Cardinal Wuerl publishes book on new evangelization

By Mark Zimmermann

Catholic News Service

Like the first disciples who walked with Jesus as his friends, today’s Catholics are called to proclaim his good news to an indifferent and sometimes even hostile world that now more than ever needs that message of Christ’s truth and love, Cardinal Donald W. Wuerl writes in a new book.

Titled "New Evangelization: Passing on the Catholic Faith Today," the book was published in January by Our Sunday Visitor.

"Today, like the first disciples, we can be Jesus’s witnesses, and proclaim his good news in our everyday lives," he writes. "With our hearts transformed by Christ, we can change the hearts of others, and transform the world."

Cardinal Wuerl, the archbishop of Washington, was relator general of the world Synod of Bishops on the new evangelization last October in Rome, summarizing and reporting on the sessions.

The pope and the 250 bishops at the synod emphasized that this is the moment for a new Pentecost, and a critical time for all Catholics to take up the work of the new evangelization.

"It’s our turn now to share the great gift we have been given, the gift of our Catholic faith, and renew the face of the earth," the cardinal writes in his book.

The cardinal, who arrived in Rome Feb. 25 to vote in the upcoming papal election, draws on personal stories and church teaching and history to illustrate how the new evangelization requires the personal commitment of today’s Catholics to deepen their own faith and share it with others, especially with those who may have drifted from the faith or never heard the Gospel message.

He emphasizes that the new evangelization is not a program, but a lens, a way of looking at how individual Catholics and parishes share their faith. Each chapter of the book includes summaries and reflections designed for personal and parish use.

Pope Benedict XVI, who has made the work of the new evangelization a key priority of his papacy, has emphasized the call must be undertaken by all Catholics, especially the laity, "to re-propose the perennial truth of Christ’s Gospel."

Just as the apostles and first disciples who encountered Jesus were called to be his witnesses to the ends of the earth, Cardinal Wuerl notes that Catholics of today must help family members, friends, neighbors and co-workers encounter Christ.

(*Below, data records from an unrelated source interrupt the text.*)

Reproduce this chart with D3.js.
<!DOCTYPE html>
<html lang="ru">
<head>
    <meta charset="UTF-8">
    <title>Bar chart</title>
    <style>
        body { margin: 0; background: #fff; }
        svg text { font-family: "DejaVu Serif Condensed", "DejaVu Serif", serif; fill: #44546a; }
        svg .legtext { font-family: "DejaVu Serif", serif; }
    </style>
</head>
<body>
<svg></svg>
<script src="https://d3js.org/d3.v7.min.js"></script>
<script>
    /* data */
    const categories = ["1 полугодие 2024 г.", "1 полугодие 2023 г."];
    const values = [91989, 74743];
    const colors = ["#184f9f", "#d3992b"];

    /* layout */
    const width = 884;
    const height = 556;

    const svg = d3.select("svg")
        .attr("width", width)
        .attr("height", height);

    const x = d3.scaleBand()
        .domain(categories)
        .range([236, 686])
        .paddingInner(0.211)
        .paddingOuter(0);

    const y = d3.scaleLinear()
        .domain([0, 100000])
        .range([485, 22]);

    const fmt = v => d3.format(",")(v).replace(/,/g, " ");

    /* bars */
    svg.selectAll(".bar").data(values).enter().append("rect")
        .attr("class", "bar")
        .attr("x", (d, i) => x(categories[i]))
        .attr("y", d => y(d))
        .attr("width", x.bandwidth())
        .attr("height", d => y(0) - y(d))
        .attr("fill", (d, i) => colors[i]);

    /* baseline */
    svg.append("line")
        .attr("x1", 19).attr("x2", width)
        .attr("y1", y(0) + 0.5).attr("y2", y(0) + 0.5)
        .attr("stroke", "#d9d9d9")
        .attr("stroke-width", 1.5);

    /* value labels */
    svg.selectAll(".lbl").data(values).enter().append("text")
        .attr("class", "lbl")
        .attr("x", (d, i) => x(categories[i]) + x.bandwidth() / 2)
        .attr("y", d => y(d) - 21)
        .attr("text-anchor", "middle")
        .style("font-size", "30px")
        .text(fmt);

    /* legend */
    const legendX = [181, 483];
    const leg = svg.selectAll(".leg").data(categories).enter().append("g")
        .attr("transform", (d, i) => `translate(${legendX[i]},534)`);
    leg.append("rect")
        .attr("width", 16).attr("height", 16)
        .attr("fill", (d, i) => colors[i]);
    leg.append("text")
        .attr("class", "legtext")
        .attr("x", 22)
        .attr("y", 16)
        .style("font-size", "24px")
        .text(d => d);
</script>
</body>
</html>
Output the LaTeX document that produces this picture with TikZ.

Then and now, all evangelization "begins with the experience of Jesus Christ," writes the cardinal, and he adds that proclaiming the good news remains "the church’s primary mission."

Cardinal Wuerl said that the pope and the bishops at the synod underscored the urgency of the need for the new evangelization.

That, he noted, was a key message of Pope Benedict’s 2008 visit to Washington, when the pontiff warned of a secularism that causes people to treat religion "as a private matter," a materialism in which people seek meaning through their possessions, and an individualism in which people’s self-reliance causes them not to recognize the need to rely on God and to reach out to others.

To counter secularism and materialism, today’s witnesses of Jesus must share the good news, proclaiming "the Gospel (which) offers us a whole new way of seeing life and the world around us," the cardinal writes.

Cardinal Wuerl cardinal shares the story of a Catholic husband and wife married for many years who told him that they pray together every night before they go to bed. "Otherwise, we could forget that Jesus is a part of our love, our marriage and our lives," they told the cardinal after a Mass for couples marking milestone anniversaries.

That illustrates how "the church and her sacraments are a continual reminder to us of God, God’s love and God’s place in our lives," he writes.

The cardinal emphasizes that "the Eucharist is at the heart" of the life of the Catholic Church. He notes how Blessed John Paul II emphasized the centrality of the Eucharist in the life of individual Catholics and the life of the church today, just as it was for the first Christians who came together to devote their lives to "the teaching of the apostles and to the communal life, to the breaking of the bread and to the prayers" (Acts of the Apostles 2:42).

That early description of the Mass, the cardinal writes, shows how the eucharistic celebration then and now reflects Jesus’ teaching that he is "the living bread come down from heaven," and how "at the Last Supper, the Lord instituted a new memorial sacrifice."

Also in the book, Cardinal Wuerl notes how during the recent synod, New York Cardinal Timothy M. Dolan recommended the sacrament of reconciliation be seen as "the sacrament of the new evangelization, because it offers people the chance for a new encounter with Christ and his church."

The parish as a center where the new evangelization can unfold also was an emphasis at the synod, the Washington cardinal notes.

He pointed to an effort under way in the Archdiocese of Washington to revitalize parishes, in which those communities study five "indicators of vitality": worship, education, community life, administration, and service to the poor and marginalized.

"As agents of the new evangelization," Cardinal Wuerl writes, "we are called to renew and deepen our faith, grow in confidence in its truth, and joyfully share it with others."